Since finishing my PhD, I’ve been dividing my time between preparing three articles for publication in mathematics journals, and learning various data science and analysis techniques. It’s been an enjoyable, challenging and rewarding experience that is currently culminating in a series of job interviews. This post is about the process of learning data science, from the unique perspective of someone with a PhD in pure mathematics.
I remember when I decided to change out of academia and start looking for “data science” jobs, the whole process seemed completely impossible to me. I asked a few friends for advice and they gave me a standard list of things: learn how to write SQL queries, how to talk about supervised vs unsupervised learning, how to use scikit-learn, what MapReduce is, etc etc, that sounded completely foreign to me. But if you take it slowly, appreciate and accept that it’s going to take time and effort, it’s actually a lot of fun.
I never took computer science courses in my undergraduate degree, so my first step was to become a competent programmer. I chose Python as my language because it’s something I’ve always been somewhat comfortable with. Already having a sound knowledge of the basics of Python programming, I spent some time on small personal projects. I wrote a series of Python scripts to automate searching for concert tickets on Gumtree.com.au, as well as an automated scraper for Google Trends; having actual projects that I had come up with work on was great, and I was very satisfied when I finished (even though the finished products still need a lot of work). My feeling is that having a project to work on that you’ve come up with yourself forces you to learn how to code and solve problems in a practical way: you know the steps you need to take to finish. You’re also more motivated because it’s a project you know you’re interested in.
Early on I learnt the utility of git and wished I’d known about it while I was writing my PhD thesis (all my LaTeX code consists of thousands of commented out lines which are still in the files in the vague hope of one day being uncommented back to life). I also discovered Kaggle, which introduced me to the basic greatest hits machine learning algorithms. Although I did quite a few of the for knowledge Kaggle competitions, I never got particularly far with the ones with a money prize.
Coursera was, as for most people doing what I’m doing, an invaluable resource. Tim Roughgarden’s Algorithms courses were great for someone like me who has a very solid mathematical background but never took formal courses in algorithm design. There are a lot of courses in the Coursera Data science specialisation that were helpful; in particular my R programming was a little rusty and there were some courses that used R which I did. Before I learnt anything about algorithms, I had a job interview that went abysmally because I was asked a question whose answer required basic knowledge of binary search trees. Later in the process, once I’d learnt the basics, I ended up having to code MergeSort in a job interview.

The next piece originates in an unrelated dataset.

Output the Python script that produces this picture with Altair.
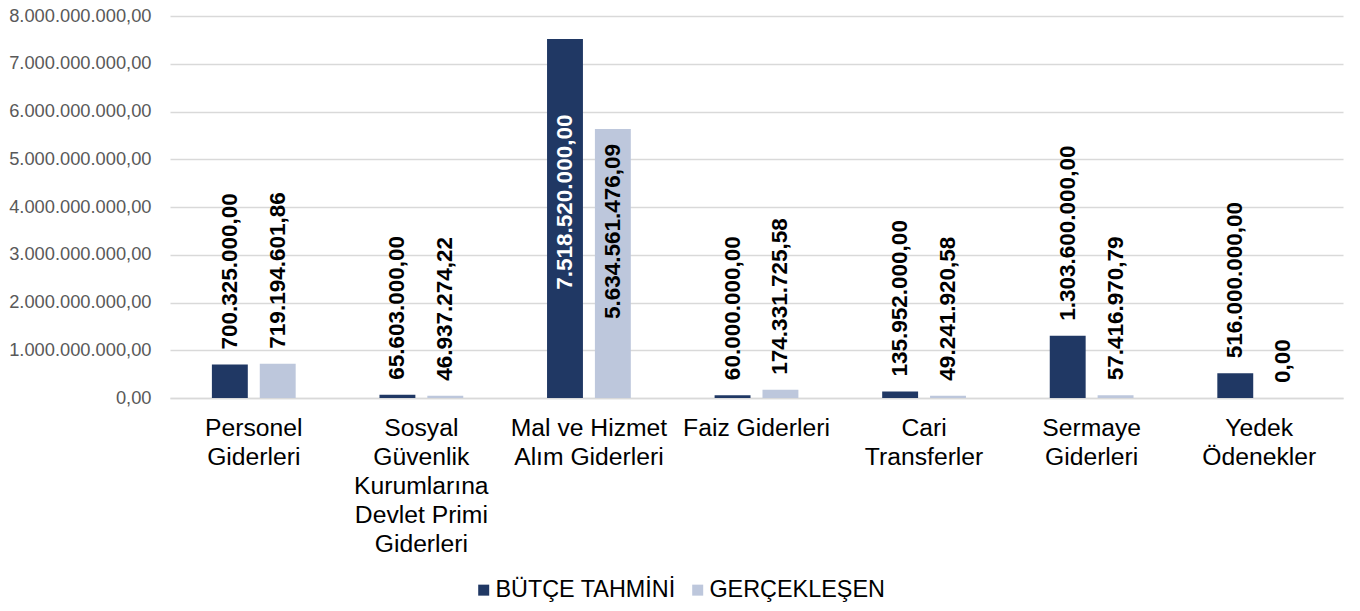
import altair as alt
import pandas as pd

categories = [
    "Personel|Giderleri",
    "Sosyal|Güvenlik|Kurumlarına|Devlet Primi|Giderleri",
    "Mal ve Hizmet|Alım Giderleri",
    "Faiz Giderleri",
    "Cari|Transferler",
    "Sermaye|Giderleri",
    "Yedek|Ödenekler",
]
series = ["BÜTÇE TAHMİNİ", "GERÇEKLEŞEN"]
butce = [700325000.00, 65603000.00, 7518520000.00, 60000000.00, 135952000.00, 1303600000.00, 516000000.00]
gercek = [719194601.86, 46937274.22, 5634561476.09, 174331725.58, 49241920.58, 57416970.79, 0.00]
colors = ["#203864", "#BDC7DC"]
y_ticks = [0, 1e9, 2e9, 3e9, 4e9, 5e9, 6e9, 7e9, 8e9]


def tr_fmt(v):
    s = f"{v:,.2f}"
    return s.replace(",", "_").replace(".", ",").replace("_", ".")


rows = []
for i, c in enumerate(categories):
    for s, vals in zip(series, [butce, gercek]):
        rows.append({"cat": c, "series": s, "value": vals[i], "label": tr_fmt(vals[i])})
df = pd.DataFrame(rows)

FONT = "Liberation Sans"

y_label_expr = (
    "replace(replace(replace(format(datum.value, ',.2f'), regexp(',', 'g'), '_'),"
    " regexp('[.]', 'g'), ','), regexp('_', 'g'), '.')"
)

base = alt.Chart(df).encode(
    x=alt.X(
        "cat:N",
        sort=categories,
        scale=alt.Scale(paddingInner=0.5, paddingOuter=0.25),
        axis=alt.Axis(
            title=None,
            labelExpr="split(datum.label, '|')",
            labelAngle=0,
            labelFont=FONT,
            labelFontSize=24.7,
            labelColor="#000000",
            labelLineHeight=29,
            labelPadding=17,
            labelOverlap=False,
            labelBound=False,
            labelLimit=400,
            ticks=False,
            domainColor="#D9D9D9",
            domainWidth=1.5,
            grid=False,
        ),
    ),
    xOffset=alt.XOffset("series:N", sort=series, scale=alt.Scale(paddingInner=0.25)),
    y=alt.Y(
        "value:Q",
        scale=alt.Scale(domain=[0, 8e9], nice=False),
        axis=alt.Axis(
            title=None,
            values=y_ticks,
            labelExpr=y_label_expr,
            labelFont=FONT,
            labelFontSize=18.3,
            labelColor="#595959",
            labelPadding=19,
            ticks=False,
            domain=False,
            gridColor="#D9D9D9",
            gridWidth=1.5,
        ),
    ),
)

bars = base.mark_bar().encode(
    color=alt.Color(
        "series:N",
        sort=series,
        scale=alt.Scale(domain=series, range=colors),
        legend=alt.Legend(
            title=None,
            orient="none",
            direction="horizontal",
            legendX=302,
            legendY=562,
            symbolType="square",
            symbolSize=121,
            symbolStrokeWidth=0,
            labelFont=FONT,
            labelFontSize=23.4,
            labelColor="#000000",
            labelOffset=0,
            labelLimit=400,
            columnPadding=10,
            padding=0,
        ),
    )
)

outside = base.transform_filter("datum.value <= 5e9").mark_text(
    angle=270, align="left", baseline="middle", dx=15,
    font=FONT, fontSize=22.5, fontWeight="bold", color="#000000",
).encode(text="label:N")

inside = base.transform_filter("datum.value > 5e9").transform_calculate(
    ly="min(datum.value, 6.25e9)"
).mark_text(
    angle=270, align="right", baseline="middle", dx=-15,
    font=FONT, fontSize=22.5, fontWeight="bold",
).encode(
    y=alt.Y("ly:Q"),
    text="label:N",
    color=alt.condition("datum.series == 'BÜTÇE TAHMİNİ'", alt.value("#FFFFFF"), alt.value("#000000")),
)

chart = (
    alt.layer(bars, outside, inside)
    .properties(
        width=1173,
        height=382,
        autosize=alt.AutoSizeParams(type="none"),
        padding={"left": 162, "top": 8, "right": 9, "bottom": 205},
    )
    .configure_view(stroke=None)
)

chart.save("out.html", embed_options={"renderer": "svg", "actions": False})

Most data science (who knows what that means anyway) jobs require knowledge of SQL. I am not the biggest fan of SQL but I learnt how to write queries using a bunch of online tutorials. I also found a great app that teaches you SQL queries using a dummy database of stars in the galaxy. Nothing really prepares you for the horribleness of writing SQL queries on a whiteboard in a job interview though.
Aside from these technical skills, most of which are still nascent for me and will be honed on the job, there was the less tangible requirement of me to change my mode of thinking. As a pure mathematician, you are trained as a purist, an aesthete. That there is only two possible outcomes for what you are doing: correct for eternity, or useless and irrefutably wrong. In all other disciplines there is some leeway. Your code is allowed to be sloppy, particularly if it does what it’s designed to do, and even more so if what it’s designed to do is just basic exploratory data analysis. You’re also allowed to, and expected to, learn things on the go. This is subtly different to mathematics, where research builds on top of a complete understanding of existing knowledge.
Finally, I learnt the value of recording what I’m doing. The same way as learning a language or doing a PhD, learning a whole new field of knowledge is a process for which it is valuable to have markers along the way informing you on your progress. It’s hard to notice day-by-day, but if you write everything down you can look back and see how far you’ve come. I started with keeping things in an Evernote file, and now these Evernote snippets get turned into posts on this website.